Mais de 200 peças diferentes já foram criadas e apresentadas como base em uma mesma pergunta: "Como foi que seus pais se conheceram?". Sob a direção de Barbara Duvivier, o espetáculo de improviso Portátil começou em 2015 como uma extensão teatral do programa de internet Porta dos Fundos, ganhou vida própria até 2018 e, depois de uma pausa, retomou carreira em 2022.
No palco, Gregório Duvivier e João Vicente de Castro, dois dos criadores do Porta dos Fundos, contracenam, nesta temporada, com os atores convidados Luciana Paes e Rafael Queiroga, além do músico Andrés Giraldo – e o que pode acontecer depois do terceiro sinal, nos 70 minutos seguintes, nem eles mesmos sabem.
Quem viu pode ver de novo, afinal nenhuma sessão é igual à outra, e aqueles que ficaram curiosos ganham oportunidades de descobrir como esse jogo funciona no Teatro Liberdade, até este domingo, 10. Portátil começa com uma entrevista de Gregório Duvivier com a plateia para ouvir relatos sobre a pergunta-chave do espetáculo e, claro, só participa quem quiser.
Ninguém é constrangido a fazer revelações. Enquanto o voluntário narra as experiências vividas pelos pais, os outros atores filtram as informações e esboçam um roteiro. "A ideia é mostrar que a vida de todo mundo rende uma peça", define Barbara. "Às vezes, levamos ao palco uma vivência épica e outras uma bem normal, mas a experiência dos meninos dá conta de qualquer coisa."
Antes de entrar em cena, Duvivier, Castro, Luciana e Queiroga só combinam quem vai representar o pai, a mãe e o protagonista. "Podem também ser dois pais ou duas mães", acrescenta Duvivier. Todos os demais personagens da trama serão desenvolvidos e revezados pelo quarto intérprete. A dramaturgia carrega uma estrutura fixa, iniciada com um sonho do personagem principal, que pode ser desde o desejo de ganhar o Prêmio Nobel até questões simples, como a de se casar e ter filhos. A seguir, vem um longo flashback para mostrar como os pais dele começaram a namorar e, por fim, volta ao presente do protagonista. "É uma viagem que dá conta de uma vida inteira e, dentro dessa escaleta, tudo pode acontecer", avisa Duvivier.
<b>Desafios</b>
Histórias bastante desafiadoras para serem desenvolvidas em um tom cômico já exigiram rapidez de raciocínio e sensibilidade dos improvisadores. Uma senhora, por exemplo, contou que seus pais se encontraram enquanto fugiam da perseguição nazista alemã para o Brasil, enquanto outra mulher revelou que jamais conheceu a mãe, morta em seu parto. Nesta noite, Luciana instigou a espectadora a descrever como ela imaginava a sua mãe e o elenco tirou lágrimas da plateia ao encenar o nascimento da protagonista. Durante a turnê portuguesa, uma pessoa revelou que teve uma infância de privações e sonhava comer bananas – uma fruta que era muito cara e, quando aparecia em casa, servia apenas aos seus pais.
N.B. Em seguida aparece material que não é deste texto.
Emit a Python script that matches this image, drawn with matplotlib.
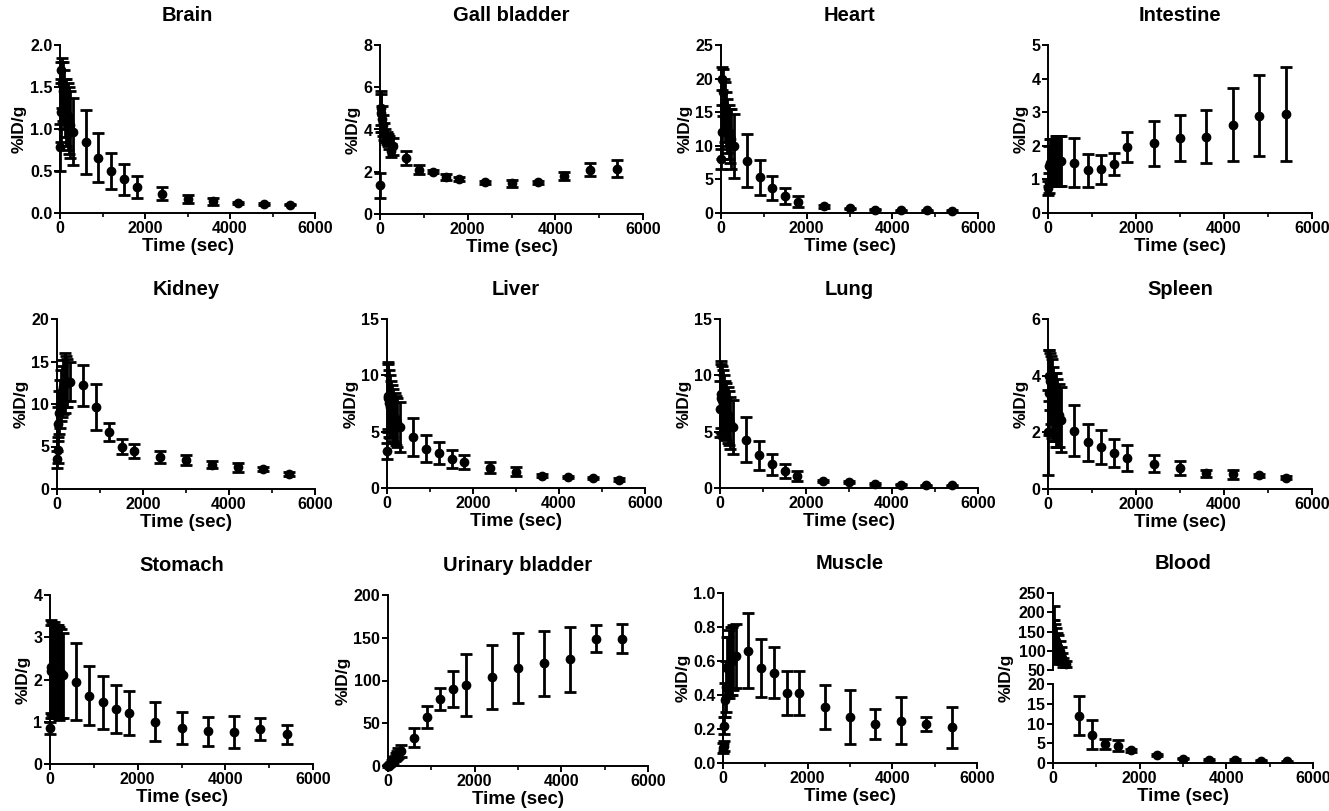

Duvivier sempre prefere as crônicas poéticas e que mexem com a emoção, tanto deles quanto do público. "Embora seja uma comédia, é comum aparecer histórias afetivas e a gente cai em uma espécie de psicodrama, porque volta e meia falamos de pessoas mortas e procuramos carregar de lirismo as situações", diz.
Um detalhe que deixa o quarteto atento é quanto à veracidade dos fatos – quando o espectador injeta muitas gracinhas ou exagera nas piadas, o sinal de alerta pode ser acionado e a narrativa, delicadamente dispensada. "A gente não procura a piada pela piada porque não quer se distanciar da emoção e, nisso, a proposta diverge daquela do Porta dos Fundos", completa.
<b>Surpresas</b>
João Vicente de Castro lembra que uma das histórias mais surpreendentes partiu de uma moça que falou que seu pai foi contratado para assassinar o irmão de sua mãe. "A mulher, então, convenceu o sujeito a não matar o irmão dela e eles acabaram apaixonados e se casaram", conta. Para o ator, o exercício constante do quarteto é jamais esquecer das bases da idealização desse trabalho. "A gente precisa escutar o outro, acreditar e defender a história com carinho e adicionar ideias ao que o colega apresenta ou, simplesmente, deixá-lo seguir com sua proposta", afirma Castro.
Não existem assuntos proibidos, mas alguns costumam ser deixados de lado, caso não sejam essenciais, como futebol, por exemplo. "A gente evita tocar em cordas afetivas e, quando o tema é futebol, não tem jeito, cada espectador vira um garoto de 12 anos", conclui.